Try to remember back when you first learned these skills. Someone probably told you the benefit of placing ground ladders. They did this because someone in the crowd probably asked, “Why do we need to know this?” Then, the instructor explained about placing, extending, and footing the ladder. He or she explained the correct way to determine if the angle of pitch is correct or not, and where to place the top of the ladder for easiest access to use as egress or rescue. Then, they showed you how to place the ladder. Next you tried it, and received feedback on how you did it.

It was probably the same with the knots. Maybe the technique was shown to you first, and then you tried it yourself. Maybe you got it wrong, and you were corrected, or maybe you got it right from the get-go and received kudos. At some point, you were probably told why you need that particular knot, and what would be the best application of it.

In both these examples, the four training principles were used. The thinking part; having the theory of ground ladder placement explained and the appropriate use of the knot, the watching part; having the proper technique performed for you to observe, the doing part; you actually perform the skill under the observation of a mentor, and finally the feeling part; receiving feedback to either encourage or correct your technique.

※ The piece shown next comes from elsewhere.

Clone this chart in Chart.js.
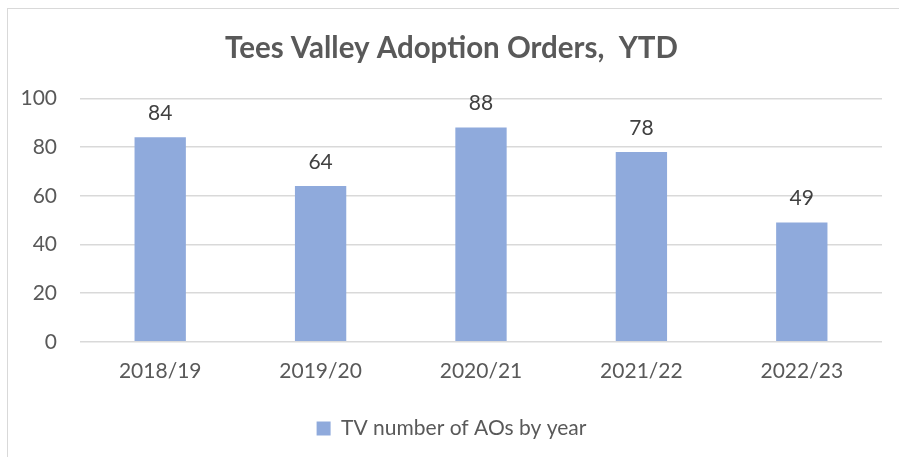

Guess what: you don’t ALWAYS go through all four principles. But to truly learn a new skill; for the best learning experience, you should go through more than one of these principles. The order of the steps doesn’t matter, usually.

Can you learn ladder placement just by observing? Yes, but you will undoubtedly feel better about your mastery of the skill if you have done it yourself, and received feedback on how you did. Understanding the WHY of a new skill is also critical to retaining the steps. If you learn why something is done a particular way, you are more inclined to recall the proper steps.

Does receiving a certificate for your new skill make you better at throwing up a ladder at the next structure fire? Obviously, the answer is “no.”

There is a difference between being trained and being certified, though. Being certified usually includes meeting some performance criteria to show proficiency. Depending on how much someone applies himself/herself, this could be a BIG difference.